Industrial design students exploring pasta shapes for a project on 3D printed pasta (courtesy Amanda Huynh)
Industrial design students exploring pasta shapes for a project on 3D printed pasta (courtesy Amanda Huynh)

This range of actions, from informal meals to research projects, was in the vision for the project from the start, with issues like food waste, community building, and social innovation all part of a goal of using food not only as a material but as a form of communication. Its design is streamlined to be flexible for these diverse needs, providing countertop burners, a vertical surface to hang pots and pans or other items, and storage below, with wooden wings lifting up for more surface space or folding down for ease of transportation on its wheels.

While the pandemic delayed its building until the woodshop facilities were again open on campus, it was finally constructed in the fall of 2020 by Huynh with Research Assistant Kai Wen Chuang, BID ’20. Its completion coincided with a time when opportunities for outdoor gatherings and safely sharing community moments were more important than ever.

A Thai iced tea demonstration at the Social Practice Kitchen as part of Street Lab this summer for Woodside Avenue Open Street in Elmhurst, Queens (courtesy Street Lab)

The project was presented in the 2020 and 2021 Research Open House and joined the openings of the 2021 and 2022 Foundation Expanded. Huynh worked with Corinne Ulmann, adjunct associate professor in Foundation, on this collaboration between the Myrtle Avenue Brooklyn Partnership (MARP) and Pratt Foundation department that connects first-year Pratt students to civic engagement.

This summer, the Pratt Social Practice Kitchen traveled to Woodside Avenue in Elmhurst, Queens, where it hosted a free Thai iced team demonstration at a Street Lab open street event. Street Lab is a nonprofit that creates programs for public space, with its team including Visiting Assistant Professor of Industrial Design Hannah Berkin-Harper, MID ’07, and Anushritha Sunil, MID ’22. The pop-up invited the community to learn to make the drink with the owner of the local Thai Thai Grocery, who had long wanted to host such an event but was finally able to realize it through Street Lab and the mobile kitchen.

The Pratt Social Practice Kitchen (courtesy Amanda Huynh)
The Pratt Social Practice Kitchen (courtesy Amanda Huynh)

While events like this have brought together people and projects from across campus and the city, others have been more small-scale.
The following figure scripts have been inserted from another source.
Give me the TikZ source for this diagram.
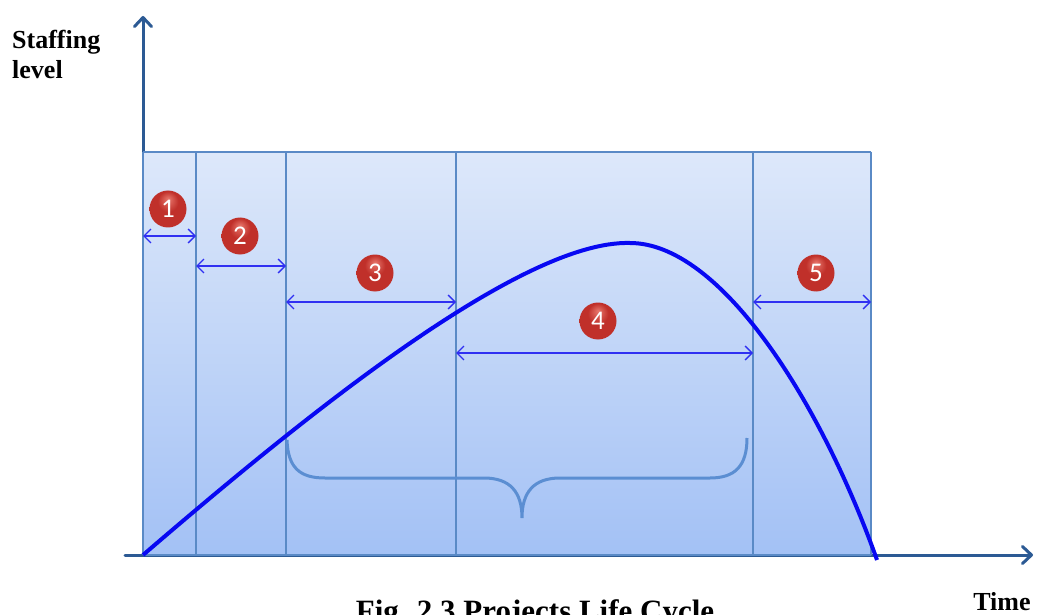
\documentclass[tikz,border=0pt]{standalone}
\usepackage{fontspec}
\setmainfont{Liberation Serif}
\newfontfamily\numfont{Carlito}
\usetikzlibrary{arrows.meta}
\definecolor{axisblue}{HTML}{2C5A94}
\definecolor{panelline}{HTML}{5A8AC6}
\definecolor{curveblue}{HTML}{0808F2}
\definecolor{arrblue}{HTML}{3030F2}
\definecolor{ballhi}{HTML}{E8776C}
\definecolor{ballred}{HTML}{C0302A}
\definecolor{balldark}{HTML}{8E1A16}
\definecolor{toppanel}{HTML}{DDE8FA}
\definecolor{botpanel}{HTML}{A3C1F5}
\definecolor{bracecol}{HTML}{5B8ED2}
\pgfdeclareradialshading{redball}{\pgfpoint{0bp}{14bp}}{%
  color(0bp)=(ballhi); color(14bp)=(ballred); color(40bp)=(ballred); color(50bp)=(balldark)}
\tikzset{
  axisline/.style={draw=axisblue,line width=3pt,line cap=round,-{Straight Barb[length=9pt,width=17pt,round]}},
  panelborder/.style={draw=panelline,line width=2pt},
  span/.style={draw=arrblue,line width=1.3pt,{Straight Barb[length=7pt,width=14pt]}-{Straight Barb[length=7pt,width=14pt]}},
  ball/.style={circle,minimum size=37pt,inner sep=0pt,shading=redball,text=white,font=\numfont\fontsize{27}{27}\selectfont},
  lifecurve/.style={draw=curveblue,line width=4pt},
  bracestyle/.style={draw=bracecol,line width=3pt},
  label/.style={font=\bfseries\fontsize{26}{30}\selectfont,inner sep=0pt}
}
\begin{document}
\begin{tikzpicture}[x=1pt,y=-1pt]
\clip (0,0) rectangle (1037,615);
\fill[white] (0,0) rectangle (1037,615);
% coordinates
\coordinate (O) at (143,555);
\coordinate (ytop) at (143,16);
\coordinate (xl) at (125,555);
\coordinate (xr) at (1033,555);
% axes
\draw[axisline] (O) -- (ytop);
\draw[axisline] (xl) -- (xr);
% panel
\shade[top color=toppanel,bottom color=botpanel] (143,152) rectangle (871,555);
\foreach \xx/\nm in {143/a,196/b,286/c,456/d,753/e,871/f}{
  \coordinate (t\nm) at (\xx,152);
  \coordinate (b\nm) at (\xx,555);
  \draw[panelborder] (t\nm) -- (b\nm);
}
\draw[panelborder] (ta) -- (tf);
\draw[panelborder] (ba) -- (bf);
% brace
\coordinate (brL) at (287,440);
\coordinate (brTip) at (522,518);
\coordinate (brR) at (747,438);
\draw[bracestyle] (brL) .. controls (288,468) and (300,478) .. (325,478) -- (484,478)
  .. controls (510,478) and (522,492) .. (brTip)
  .. controls (522,492) and (534,478) .. (560,478) -- (710,478)
  .. controls (735,478) and (747,466) .. (brR);
% life curve
\coordinate (peak) at (630,243);
\coordinate (cend) at (877,560);
\draw[lifecurve] (O) .. controls (300,420) and (520,240) .. (peak)
  .. controls (720,243) and (820,400) .. (cend);
% spans
\coordinate (s1a) at (143,236); \coordinate (s1b) at (196,236);
\coordinate (s2a) at (196,266); \coordinate (s2b) at (286,266);
\coordinate (s3a) at (286,302); \coordinate (s3b) at (456,302);
\coordinate (s4a) at (456,353); \coordinate (s4b) at (753,353);
\coordinate (s5a) at (753,302); \coordinate (s5b) at (871,302);
\draw[span] (s1a) -- (s1b);
\draw[span] (s2a) -- (s2b);
\draw[span] (s3a) -- (s3b);
\draw[span] (s4a) -- (s4b);
\draw[span] (s5a) -- (s5b);
% balls
\node[ball] (n1) at (168,209) {1};
\node[ball] (n2) at (240,236) {2};
\node[ball] (n3) at (375,273) {3};
\node[ball] (n4) at (598,321) {4};
\node[ball] (n5) at (816,273) {5};
% labels
\node[label,anchor=base west,align=left] (ylab) at (12,79) {Staffing\\level};
\node[label,anchor=base] (xlab) at (1002,610) {Time};
\node[font=\bfseries\fontsize{31}{31}\selectfont,inner sep=0pt,anchor=base] (cap) at (535,621) {Fig. 2.3 Projects Life Cycle};
\end{tikzpicture}
\end{document}
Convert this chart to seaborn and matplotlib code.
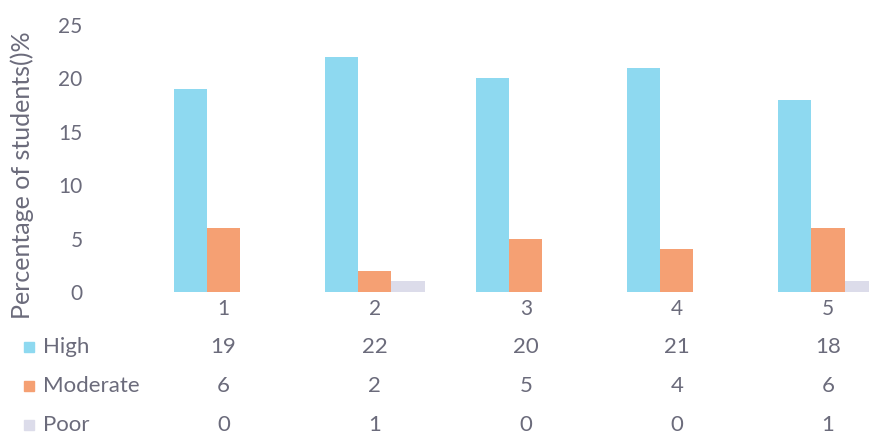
import matplotlib
matplotlib.use("Agg")
import matplotlib.pyplot as plt
import matplotlib.transforms as mtransforms
from matplotlib.patches import Rectangle
import pandas as pd
import seaborn as sns

categories = ["1", "2", "3", "4", "5"]
series = ["High", "Moderate", "Poor"]
high = [19, 22, 20, 21, 18]
moderate = [6, 2, 5, 4, 6]
poor = [0, 1, 0, 0, 1]
colors = ["#8ed9f0", "#f5a073", "#dcdcea"]

df = pd.DataFrame({
    "cat": categories * 3,
    "level": [s for s in series for _ in categories],
    "value": high + moderate + poor,
})

sns.set_style("white")
plt.rcParams["font.family"] = ["Lato", "DejaVu Sans"]
text_col = "#6b6b7b"

W, H = 869, 434
fig = plt.figure(figsize=(W / 100, H / 100), dpi=100)
ax = fig.add_axes([148 / W, (H - 292) / H, (W - 148) / W, (292 - 25) / H])

sns.barplot(data=df, x="cat", y="value", hue="level", palette=colors,
            saturation=1, width=0.66, gap=0, linewidth=0, ax=ax, legend=False)

ax.set_ylim(0, 25)
ax.set_xlim(-0.5, (W - 224) / 151)
ax.set_yticks([0, 5, 10, 15, 20, 25])
ax.set_xticks([])
ax.set_xlabel("")
ax.set_ylabel("")
ax.tick_params(axis="y", labelsize=15, labelcolor=text_col, length=0, pad=47)
for sp in ax.spines.values():
    sp.set_visible(False)

fig.text(22 / W, 1 - 175 / H, "Percentage of students()%", rotation=90,
         ha="center", va="center", fontsize=18, color=text_col)

# data table under the chart
trans = mtransforms.blended_transform_factory(ax.transData, fig.transFigure)
for i, c in enumerate(categories):
    ax.text(i, 1 - 309 / H, c, transform=trans, ha="center", va="center",
            fontsize=15, color=text_col, clip_on=False)

rows_y = [347, 386, 425]
for name, vals, col, yy in zip(series, [high, moderate, poor], colors, rows_y):
    fig.patches.append(Rectangle((24 / W, 1 - (yy + 5) / H), 10 / W, 10 / H,
                                 transform=fig.transFigure, color=col))
    fig.text(43 / W, 1 - yy / H, name, ha="left", va="center",
             fontsize=16, color=text_col)
    for i, v in enumerate(vals):
        ax.text(i, 1 - yy / H, str(v), transform=trans, ha="center",
                va="center", fontsize=16, color=text_col, clip_on=False)

fig.savefig("out.png", dpi=100)
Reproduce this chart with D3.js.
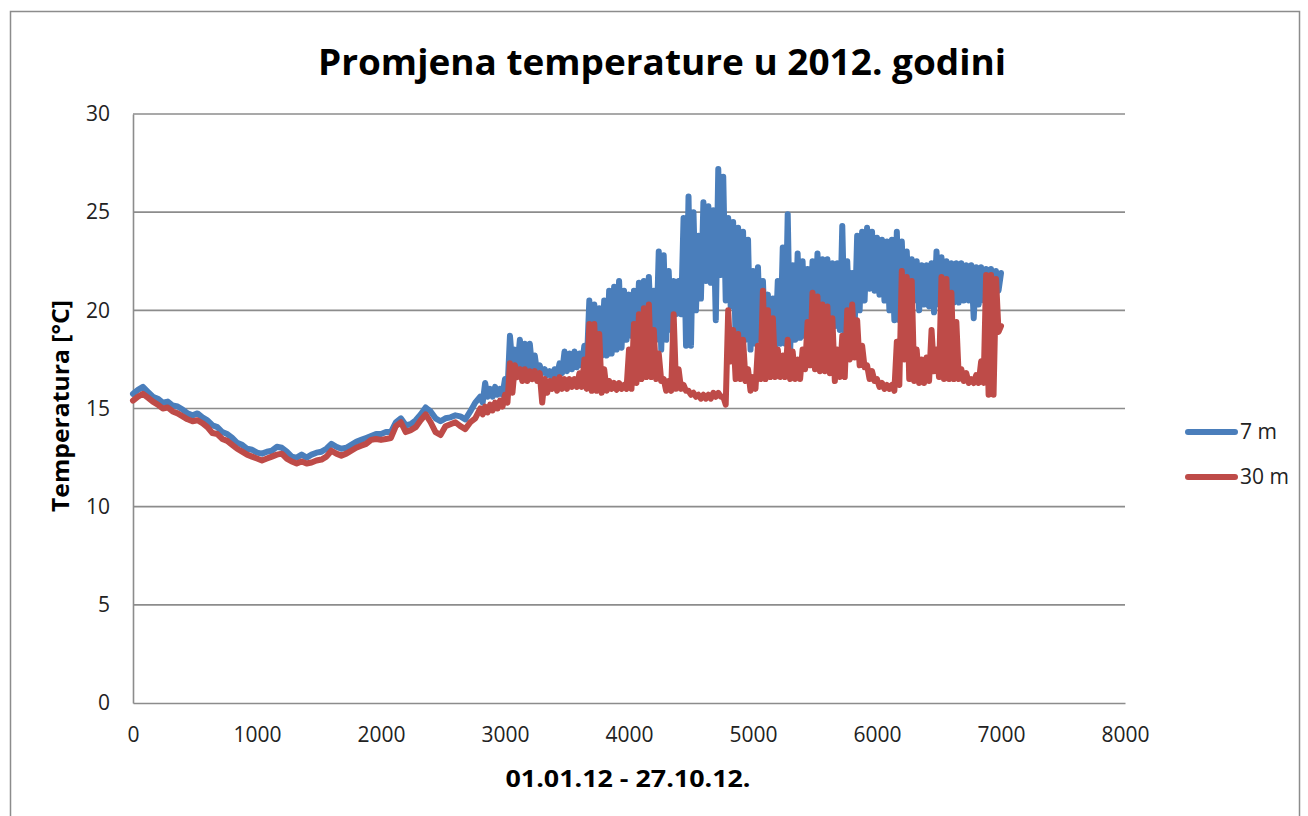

“In spring 2021, [School of Design] Dean Anita Cooney and I put on a series of events called ‘BYOM(ug)’ where we served tea and breakfast treats before 9 AM class to the School of Design community during the wellness weeks,” Huynh said. “It was the first time in such a long time for gathering when everyone on campus was a little more isolated than usual. That’s a special memory for me because the kitchen itself sparks a lot of curiosity in passersby and really, it was designed to be used by anyone on campus.”

Students in a capstone course led by Huynh also used the mobile kitchen to cook for each other. Over the semester, this weekly moment of interaction contributed to the students feeling within a network of care. The Pratt Social Practice Kitchen is planned to be an ongoing, collaborative resource for anyone at Pratt to create, experiment, or simply share the joy of food anywhere it can roll.